Source code of charts:
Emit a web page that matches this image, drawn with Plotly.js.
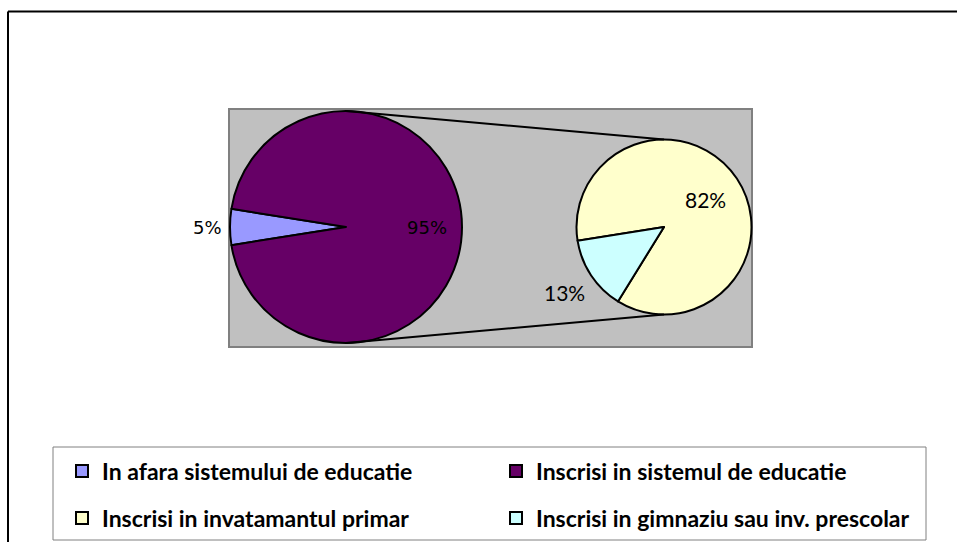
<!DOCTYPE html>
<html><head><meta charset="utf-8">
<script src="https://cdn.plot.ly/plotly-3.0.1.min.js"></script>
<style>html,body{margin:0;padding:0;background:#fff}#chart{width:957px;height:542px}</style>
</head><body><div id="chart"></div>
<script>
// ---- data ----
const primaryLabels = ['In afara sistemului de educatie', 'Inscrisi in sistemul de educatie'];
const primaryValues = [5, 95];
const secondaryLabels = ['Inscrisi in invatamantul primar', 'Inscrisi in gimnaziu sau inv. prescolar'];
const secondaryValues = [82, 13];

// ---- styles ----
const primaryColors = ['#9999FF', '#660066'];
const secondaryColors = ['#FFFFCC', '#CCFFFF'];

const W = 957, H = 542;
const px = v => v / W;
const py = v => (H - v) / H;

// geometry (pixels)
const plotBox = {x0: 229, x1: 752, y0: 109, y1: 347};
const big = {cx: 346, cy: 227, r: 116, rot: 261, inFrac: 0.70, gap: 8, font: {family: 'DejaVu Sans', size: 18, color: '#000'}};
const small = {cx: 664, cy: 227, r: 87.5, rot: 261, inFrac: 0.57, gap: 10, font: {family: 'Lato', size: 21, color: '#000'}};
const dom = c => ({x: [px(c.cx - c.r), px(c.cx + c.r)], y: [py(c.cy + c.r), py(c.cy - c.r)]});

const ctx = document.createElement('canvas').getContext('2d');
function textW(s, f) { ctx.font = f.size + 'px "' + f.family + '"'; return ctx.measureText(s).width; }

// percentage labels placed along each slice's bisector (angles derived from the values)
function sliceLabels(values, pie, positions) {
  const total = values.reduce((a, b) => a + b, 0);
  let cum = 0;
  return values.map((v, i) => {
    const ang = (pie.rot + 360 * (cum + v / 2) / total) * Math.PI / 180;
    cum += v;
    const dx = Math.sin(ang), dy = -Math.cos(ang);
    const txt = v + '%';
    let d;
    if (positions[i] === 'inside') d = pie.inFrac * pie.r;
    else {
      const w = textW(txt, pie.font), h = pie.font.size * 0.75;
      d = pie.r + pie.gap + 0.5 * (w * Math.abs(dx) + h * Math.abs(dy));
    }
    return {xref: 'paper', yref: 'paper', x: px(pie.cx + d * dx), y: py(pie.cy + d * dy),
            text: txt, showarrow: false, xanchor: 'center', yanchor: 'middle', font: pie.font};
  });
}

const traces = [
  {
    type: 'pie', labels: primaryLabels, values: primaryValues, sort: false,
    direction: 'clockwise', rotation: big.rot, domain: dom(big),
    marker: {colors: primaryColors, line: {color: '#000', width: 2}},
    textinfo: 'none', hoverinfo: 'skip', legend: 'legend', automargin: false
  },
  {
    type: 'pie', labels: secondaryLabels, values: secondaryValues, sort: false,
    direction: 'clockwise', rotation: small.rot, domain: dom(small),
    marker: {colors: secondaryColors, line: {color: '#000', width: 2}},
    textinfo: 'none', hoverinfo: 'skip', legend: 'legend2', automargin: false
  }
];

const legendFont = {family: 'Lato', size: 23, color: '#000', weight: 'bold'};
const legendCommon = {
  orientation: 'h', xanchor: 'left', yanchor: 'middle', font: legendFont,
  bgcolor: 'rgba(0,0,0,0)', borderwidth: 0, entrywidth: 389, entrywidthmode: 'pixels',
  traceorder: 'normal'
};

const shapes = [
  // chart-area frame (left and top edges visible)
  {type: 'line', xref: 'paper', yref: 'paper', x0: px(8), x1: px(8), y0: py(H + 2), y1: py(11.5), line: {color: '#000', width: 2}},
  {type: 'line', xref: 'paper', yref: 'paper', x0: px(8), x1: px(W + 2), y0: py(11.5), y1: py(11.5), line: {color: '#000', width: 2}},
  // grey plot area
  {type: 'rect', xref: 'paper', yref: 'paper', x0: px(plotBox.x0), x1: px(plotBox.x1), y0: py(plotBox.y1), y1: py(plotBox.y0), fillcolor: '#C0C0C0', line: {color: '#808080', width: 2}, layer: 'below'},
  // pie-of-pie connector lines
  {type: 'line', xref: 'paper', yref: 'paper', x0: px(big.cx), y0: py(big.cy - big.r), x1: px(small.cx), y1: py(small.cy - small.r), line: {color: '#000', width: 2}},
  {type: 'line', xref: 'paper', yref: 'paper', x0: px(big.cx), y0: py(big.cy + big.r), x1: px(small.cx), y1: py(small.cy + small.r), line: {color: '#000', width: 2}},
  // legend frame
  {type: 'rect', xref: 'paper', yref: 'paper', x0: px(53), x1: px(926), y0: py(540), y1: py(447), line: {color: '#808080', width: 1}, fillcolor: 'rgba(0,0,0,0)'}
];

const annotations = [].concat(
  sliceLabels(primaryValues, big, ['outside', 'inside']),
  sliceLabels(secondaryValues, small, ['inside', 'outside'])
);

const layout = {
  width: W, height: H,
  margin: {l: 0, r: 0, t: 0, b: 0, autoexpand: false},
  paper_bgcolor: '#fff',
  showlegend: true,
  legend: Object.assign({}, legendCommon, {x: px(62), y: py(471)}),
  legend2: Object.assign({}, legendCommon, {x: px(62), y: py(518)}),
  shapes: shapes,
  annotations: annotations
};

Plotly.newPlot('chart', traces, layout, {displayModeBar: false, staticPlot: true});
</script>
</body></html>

...

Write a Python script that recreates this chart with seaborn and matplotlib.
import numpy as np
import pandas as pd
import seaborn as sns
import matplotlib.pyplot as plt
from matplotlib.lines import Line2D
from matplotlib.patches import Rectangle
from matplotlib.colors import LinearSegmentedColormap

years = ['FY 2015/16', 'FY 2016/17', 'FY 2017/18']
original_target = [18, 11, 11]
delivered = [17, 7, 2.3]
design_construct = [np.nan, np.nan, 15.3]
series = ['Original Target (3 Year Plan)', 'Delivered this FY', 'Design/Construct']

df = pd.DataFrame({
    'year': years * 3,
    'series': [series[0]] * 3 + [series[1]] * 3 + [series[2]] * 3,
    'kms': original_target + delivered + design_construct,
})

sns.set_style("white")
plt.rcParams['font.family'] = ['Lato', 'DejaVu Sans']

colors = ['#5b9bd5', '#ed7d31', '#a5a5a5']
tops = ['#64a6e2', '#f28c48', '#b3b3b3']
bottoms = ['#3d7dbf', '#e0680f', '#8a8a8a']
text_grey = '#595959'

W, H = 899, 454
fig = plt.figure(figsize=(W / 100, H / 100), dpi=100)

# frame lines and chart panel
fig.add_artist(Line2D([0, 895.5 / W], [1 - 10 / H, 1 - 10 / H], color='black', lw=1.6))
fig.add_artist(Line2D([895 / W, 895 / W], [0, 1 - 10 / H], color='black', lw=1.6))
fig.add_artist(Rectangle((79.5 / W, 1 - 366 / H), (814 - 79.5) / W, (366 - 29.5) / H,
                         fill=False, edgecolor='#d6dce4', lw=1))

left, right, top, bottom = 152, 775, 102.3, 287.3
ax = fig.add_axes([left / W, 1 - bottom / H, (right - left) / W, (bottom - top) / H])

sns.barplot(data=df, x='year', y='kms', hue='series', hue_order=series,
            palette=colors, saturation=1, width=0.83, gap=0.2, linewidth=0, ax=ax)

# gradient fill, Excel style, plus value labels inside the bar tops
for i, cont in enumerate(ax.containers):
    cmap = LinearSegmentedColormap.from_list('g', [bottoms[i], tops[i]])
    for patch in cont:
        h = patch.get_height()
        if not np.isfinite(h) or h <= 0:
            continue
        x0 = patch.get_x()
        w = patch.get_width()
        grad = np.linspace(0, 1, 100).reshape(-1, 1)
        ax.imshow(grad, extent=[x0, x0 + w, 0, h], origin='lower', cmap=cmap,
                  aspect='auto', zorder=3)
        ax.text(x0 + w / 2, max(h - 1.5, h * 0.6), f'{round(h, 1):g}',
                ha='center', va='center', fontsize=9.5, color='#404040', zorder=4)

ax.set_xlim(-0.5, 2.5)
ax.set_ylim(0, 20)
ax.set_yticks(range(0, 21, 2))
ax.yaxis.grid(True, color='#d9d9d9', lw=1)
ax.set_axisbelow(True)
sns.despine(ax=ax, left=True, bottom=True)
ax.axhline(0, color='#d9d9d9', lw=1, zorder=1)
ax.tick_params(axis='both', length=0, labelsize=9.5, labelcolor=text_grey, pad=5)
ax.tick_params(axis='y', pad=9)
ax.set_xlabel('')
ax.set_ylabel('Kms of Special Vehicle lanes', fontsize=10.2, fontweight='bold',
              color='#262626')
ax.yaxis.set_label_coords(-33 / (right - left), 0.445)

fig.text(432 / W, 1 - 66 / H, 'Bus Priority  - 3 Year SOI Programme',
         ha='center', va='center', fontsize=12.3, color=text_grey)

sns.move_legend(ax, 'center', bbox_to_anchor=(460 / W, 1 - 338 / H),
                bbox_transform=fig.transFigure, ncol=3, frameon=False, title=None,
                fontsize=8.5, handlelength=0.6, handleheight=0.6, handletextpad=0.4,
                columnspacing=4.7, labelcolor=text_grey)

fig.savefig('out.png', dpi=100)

==

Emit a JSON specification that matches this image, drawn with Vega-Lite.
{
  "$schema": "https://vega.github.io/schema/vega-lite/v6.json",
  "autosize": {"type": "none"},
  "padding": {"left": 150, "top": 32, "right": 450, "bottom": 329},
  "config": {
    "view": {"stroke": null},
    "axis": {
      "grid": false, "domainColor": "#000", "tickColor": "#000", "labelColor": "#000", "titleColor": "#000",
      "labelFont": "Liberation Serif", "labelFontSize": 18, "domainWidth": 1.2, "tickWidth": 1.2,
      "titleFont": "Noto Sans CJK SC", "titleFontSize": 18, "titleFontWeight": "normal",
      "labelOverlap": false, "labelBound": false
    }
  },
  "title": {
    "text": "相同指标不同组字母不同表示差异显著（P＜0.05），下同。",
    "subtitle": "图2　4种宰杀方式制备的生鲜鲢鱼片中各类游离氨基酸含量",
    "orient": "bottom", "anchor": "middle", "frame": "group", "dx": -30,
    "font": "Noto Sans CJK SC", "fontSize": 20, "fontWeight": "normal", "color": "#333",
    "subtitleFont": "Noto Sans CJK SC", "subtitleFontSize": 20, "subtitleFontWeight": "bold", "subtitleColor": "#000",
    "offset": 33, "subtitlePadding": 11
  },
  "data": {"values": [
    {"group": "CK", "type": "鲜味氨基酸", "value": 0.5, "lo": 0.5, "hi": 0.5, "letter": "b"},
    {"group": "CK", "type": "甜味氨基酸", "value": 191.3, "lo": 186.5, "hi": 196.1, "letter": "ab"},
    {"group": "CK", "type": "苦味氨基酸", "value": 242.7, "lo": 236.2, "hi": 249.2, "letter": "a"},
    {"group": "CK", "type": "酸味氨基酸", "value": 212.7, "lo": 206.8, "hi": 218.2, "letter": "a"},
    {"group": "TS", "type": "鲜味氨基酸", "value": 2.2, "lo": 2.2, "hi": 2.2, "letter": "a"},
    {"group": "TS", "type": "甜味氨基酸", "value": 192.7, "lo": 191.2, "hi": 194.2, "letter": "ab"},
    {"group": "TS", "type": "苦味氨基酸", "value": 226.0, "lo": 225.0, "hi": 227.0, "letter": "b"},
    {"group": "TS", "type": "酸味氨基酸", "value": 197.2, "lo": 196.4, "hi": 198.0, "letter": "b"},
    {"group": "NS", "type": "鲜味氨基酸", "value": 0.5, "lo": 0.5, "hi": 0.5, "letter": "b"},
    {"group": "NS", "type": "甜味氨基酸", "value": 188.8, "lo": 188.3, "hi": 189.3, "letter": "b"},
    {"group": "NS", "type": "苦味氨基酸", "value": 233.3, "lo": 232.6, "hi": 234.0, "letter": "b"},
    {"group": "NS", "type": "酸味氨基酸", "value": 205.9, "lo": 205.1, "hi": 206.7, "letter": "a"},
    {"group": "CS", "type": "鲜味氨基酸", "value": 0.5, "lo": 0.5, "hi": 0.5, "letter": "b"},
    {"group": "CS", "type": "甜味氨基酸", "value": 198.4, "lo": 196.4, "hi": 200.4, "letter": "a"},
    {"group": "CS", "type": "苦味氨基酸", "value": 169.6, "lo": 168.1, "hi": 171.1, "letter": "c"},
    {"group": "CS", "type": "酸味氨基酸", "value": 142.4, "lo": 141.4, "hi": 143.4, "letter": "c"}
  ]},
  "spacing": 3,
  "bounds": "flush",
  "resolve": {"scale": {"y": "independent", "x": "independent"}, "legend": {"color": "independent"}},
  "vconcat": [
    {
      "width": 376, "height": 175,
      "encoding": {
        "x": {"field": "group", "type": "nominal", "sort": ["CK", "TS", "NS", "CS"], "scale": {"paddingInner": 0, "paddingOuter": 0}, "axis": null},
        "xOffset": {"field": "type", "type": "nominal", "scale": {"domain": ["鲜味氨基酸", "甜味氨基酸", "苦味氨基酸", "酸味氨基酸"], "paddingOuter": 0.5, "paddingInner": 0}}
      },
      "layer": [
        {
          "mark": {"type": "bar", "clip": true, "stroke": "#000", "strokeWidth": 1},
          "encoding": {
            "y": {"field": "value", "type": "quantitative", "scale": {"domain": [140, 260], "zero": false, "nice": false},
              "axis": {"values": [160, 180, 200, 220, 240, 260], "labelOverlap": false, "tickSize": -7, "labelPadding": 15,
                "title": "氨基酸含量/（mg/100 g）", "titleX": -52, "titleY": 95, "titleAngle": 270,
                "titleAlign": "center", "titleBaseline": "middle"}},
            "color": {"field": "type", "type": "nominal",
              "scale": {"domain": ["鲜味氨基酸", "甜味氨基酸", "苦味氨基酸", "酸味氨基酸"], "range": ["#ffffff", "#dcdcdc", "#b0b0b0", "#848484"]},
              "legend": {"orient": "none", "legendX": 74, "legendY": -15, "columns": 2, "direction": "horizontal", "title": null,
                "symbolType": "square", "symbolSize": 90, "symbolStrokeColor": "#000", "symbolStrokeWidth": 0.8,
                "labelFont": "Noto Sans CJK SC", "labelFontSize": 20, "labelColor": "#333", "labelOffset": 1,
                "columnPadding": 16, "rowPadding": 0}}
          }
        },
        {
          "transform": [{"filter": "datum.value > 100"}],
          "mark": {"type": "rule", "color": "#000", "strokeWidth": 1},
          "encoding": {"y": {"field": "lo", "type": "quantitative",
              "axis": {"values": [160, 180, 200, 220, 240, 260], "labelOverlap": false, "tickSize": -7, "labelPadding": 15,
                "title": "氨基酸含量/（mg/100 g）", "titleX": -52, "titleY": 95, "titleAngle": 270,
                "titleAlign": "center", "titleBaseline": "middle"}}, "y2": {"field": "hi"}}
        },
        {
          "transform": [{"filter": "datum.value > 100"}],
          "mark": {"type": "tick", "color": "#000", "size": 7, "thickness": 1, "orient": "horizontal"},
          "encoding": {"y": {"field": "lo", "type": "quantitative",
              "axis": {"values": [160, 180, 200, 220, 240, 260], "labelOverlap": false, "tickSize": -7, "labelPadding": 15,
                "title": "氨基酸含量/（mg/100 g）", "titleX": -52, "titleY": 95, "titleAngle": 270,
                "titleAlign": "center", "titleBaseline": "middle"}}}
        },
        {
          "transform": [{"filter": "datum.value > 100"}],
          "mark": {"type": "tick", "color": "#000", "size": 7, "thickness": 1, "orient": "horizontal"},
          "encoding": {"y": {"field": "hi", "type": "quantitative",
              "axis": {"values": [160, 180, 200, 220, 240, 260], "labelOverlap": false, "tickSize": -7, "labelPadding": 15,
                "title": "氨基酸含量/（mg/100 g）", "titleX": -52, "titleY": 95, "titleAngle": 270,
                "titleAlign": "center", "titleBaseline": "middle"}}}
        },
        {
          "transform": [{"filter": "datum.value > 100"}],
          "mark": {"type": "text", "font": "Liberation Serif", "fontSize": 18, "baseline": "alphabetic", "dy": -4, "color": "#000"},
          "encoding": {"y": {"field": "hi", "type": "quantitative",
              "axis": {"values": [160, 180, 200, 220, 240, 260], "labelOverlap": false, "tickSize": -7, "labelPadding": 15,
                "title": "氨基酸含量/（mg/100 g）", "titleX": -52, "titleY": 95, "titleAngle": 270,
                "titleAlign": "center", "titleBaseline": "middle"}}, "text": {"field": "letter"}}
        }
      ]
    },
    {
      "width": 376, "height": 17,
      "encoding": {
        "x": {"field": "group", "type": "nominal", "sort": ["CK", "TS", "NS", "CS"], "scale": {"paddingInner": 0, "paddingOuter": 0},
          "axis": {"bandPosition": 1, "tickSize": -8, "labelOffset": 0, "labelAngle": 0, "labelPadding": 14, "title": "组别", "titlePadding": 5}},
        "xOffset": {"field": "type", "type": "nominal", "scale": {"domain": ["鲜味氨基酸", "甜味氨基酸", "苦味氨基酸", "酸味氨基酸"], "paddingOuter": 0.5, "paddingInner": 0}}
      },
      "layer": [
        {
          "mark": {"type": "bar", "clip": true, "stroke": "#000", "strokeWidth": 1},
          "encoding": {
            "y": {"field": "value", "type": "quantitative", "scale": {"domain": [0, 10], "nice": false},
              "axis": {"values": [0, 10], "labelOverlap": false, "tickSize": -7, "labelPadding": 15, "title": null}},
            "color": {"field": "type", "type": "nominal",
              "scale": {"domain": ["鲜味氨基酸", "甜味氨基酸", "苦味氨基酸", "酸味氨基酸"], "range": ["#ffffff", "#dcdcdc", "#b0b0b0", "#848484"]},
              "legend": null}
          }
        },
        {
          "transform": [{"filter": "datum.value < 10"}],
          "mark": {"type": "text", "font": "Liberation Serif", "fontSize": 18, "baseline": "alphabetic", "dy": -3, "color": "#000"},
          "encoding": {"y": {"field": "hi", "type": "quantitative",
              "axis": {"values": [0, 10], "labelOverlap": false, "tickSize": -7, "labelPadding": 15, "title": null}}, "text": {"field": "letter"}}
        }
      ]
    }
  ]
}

#### YOUR OBJECTIVE
Give back exactly the lines from the one containing "Emit a web page" to the one containing "const secondaryValues = [82, 13];", both included, and no pictures.

#### ANSWER TO THE TASK
Emit a web page that matches this image, drawn with Plotly.js.
<!DOCTYPE html>
<html><head><meta charset="utf-8">
<script src="https://cdn.plot.ly/plotly-3.0.1.min.js"></script>
<style>html,body{margin:0;padding:0;background:#fff}#chart{width:957px;height:542px}</style>
</head><body><div id="chart"></div>
<script>
// ---- data ----
const primaryLabels = ['In afara sistemului de educatie', 'Inscrisi in sistemul de educatie'];
const primaryValues = [5, 95];
const secondaryLabels = ['Inscrisi in invatamantul primar', 'Inscrisi in gimnaziu sau inv. prescolar'];
const secondaryValues = [82, 13];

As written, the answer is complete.